Infrastructure remains one of the most exciting debates in the Social Sciences and Humanities, providing an entry point to understanding the making of socio-cultural fabrics, (geo)politics, spatial formations, and development. These debates have increasingly questioned how infrastructures shape environments, re-make social worlds, co-constitute power, and offer possibilities for transformation. The formation of infrastructure in a (de-)globalizing world is also central to international relations, enabling (or foreclosing) cooperation, different models of (global) governance and contestation, and ways of conducting security and development. In this critical juncture of impending socio-ecological and climate catastrophes, infrastructure’s (contradictory) characteristics offer a suitable opportunity to bring these conversations together.

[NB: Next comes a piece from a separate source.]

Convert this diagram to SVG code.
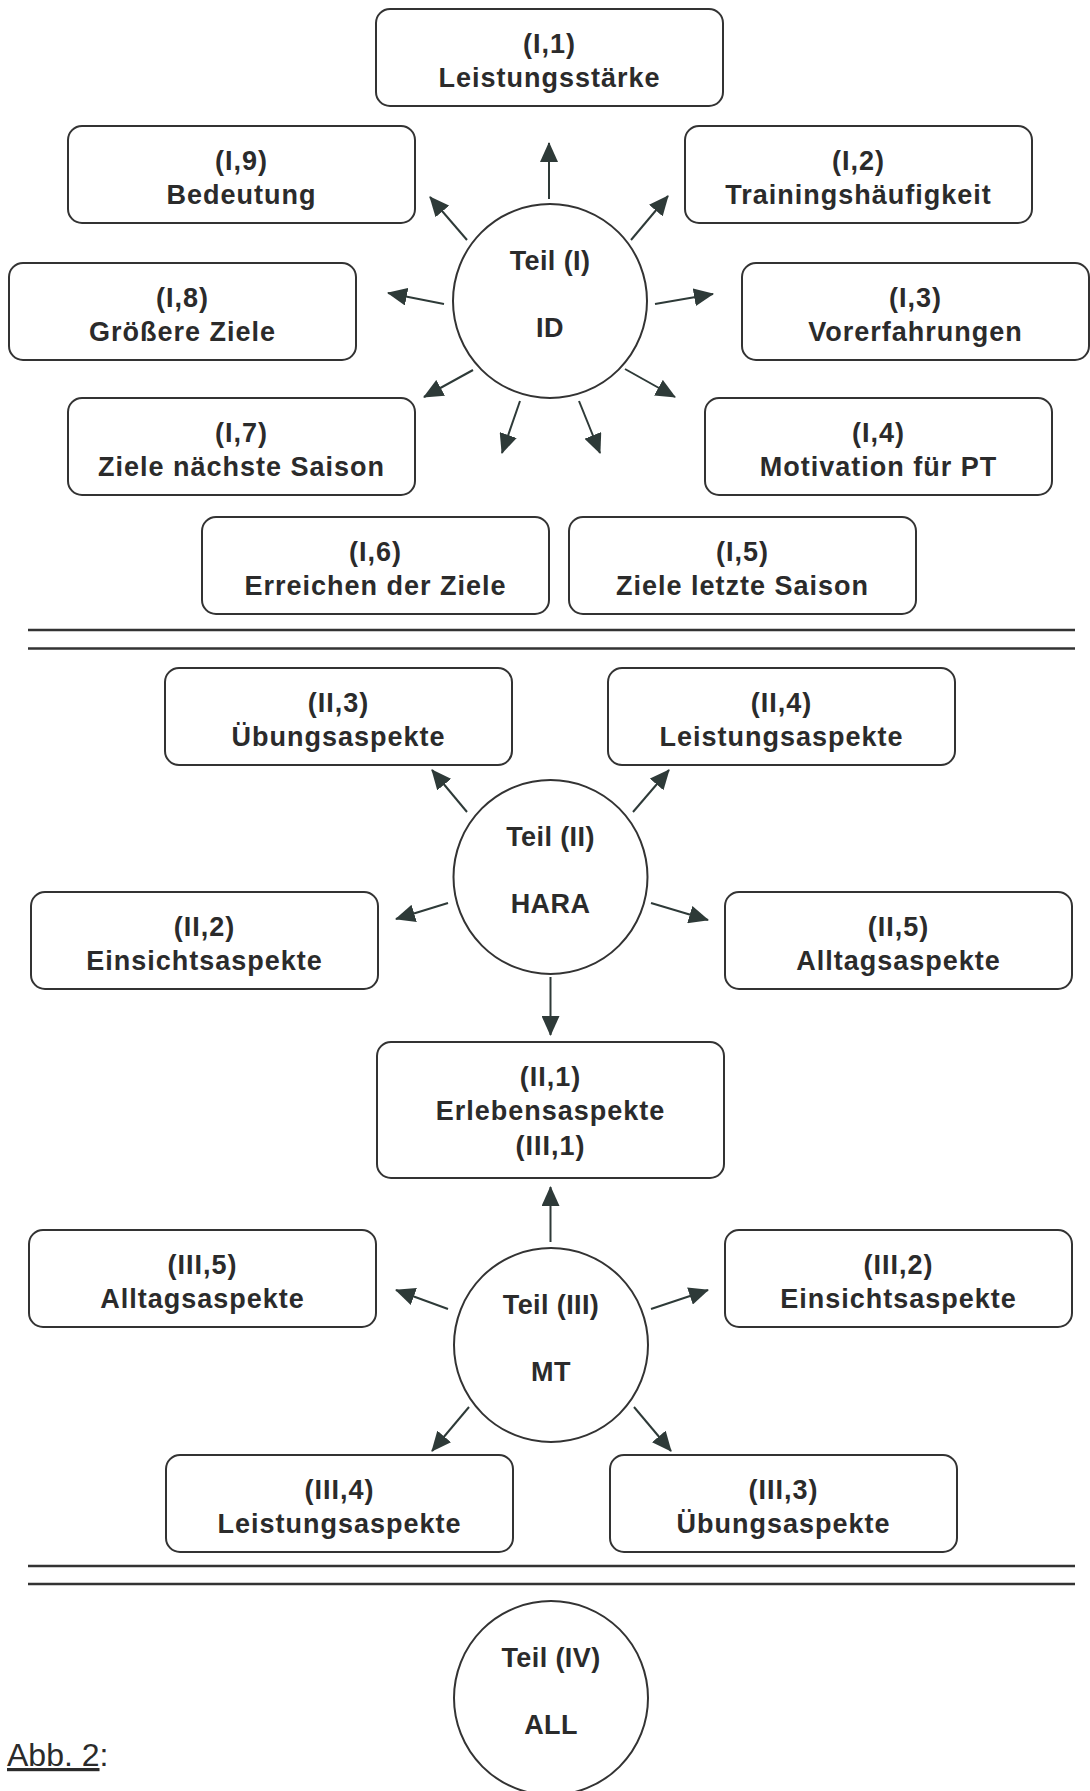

In this workshop, we propose a critique of the physical and organizational landscapes of modern infrastructures by thinking about the following questions:
- How do infrastructural projects that exacerbate the climate emergency gain legitimacy and foster global cooperation among a network of actors?
- How can infrastructures be understood as key symbolic sites for legitimation and delegitimation processes in our societies?
- What can the role of infrastructural arrangements be in creating more socio-ecologically sustainable alternatives?
- What strategies are open to environmental organizations and civil society in confronting infrastructures that are often backed by powerful multinational corporations in cahoots with the political establishment?
- Why are certain infrastructural projects established against the backdrop of displacement and forced migration of vulnerable or indigenous minorities?
The workshop assembles voices from the frontline and a network of scholars whose works border on International Relations, Environmental and Cultural Studies, Political Science, Development Studies, Sociology, STS, the Global South and many more.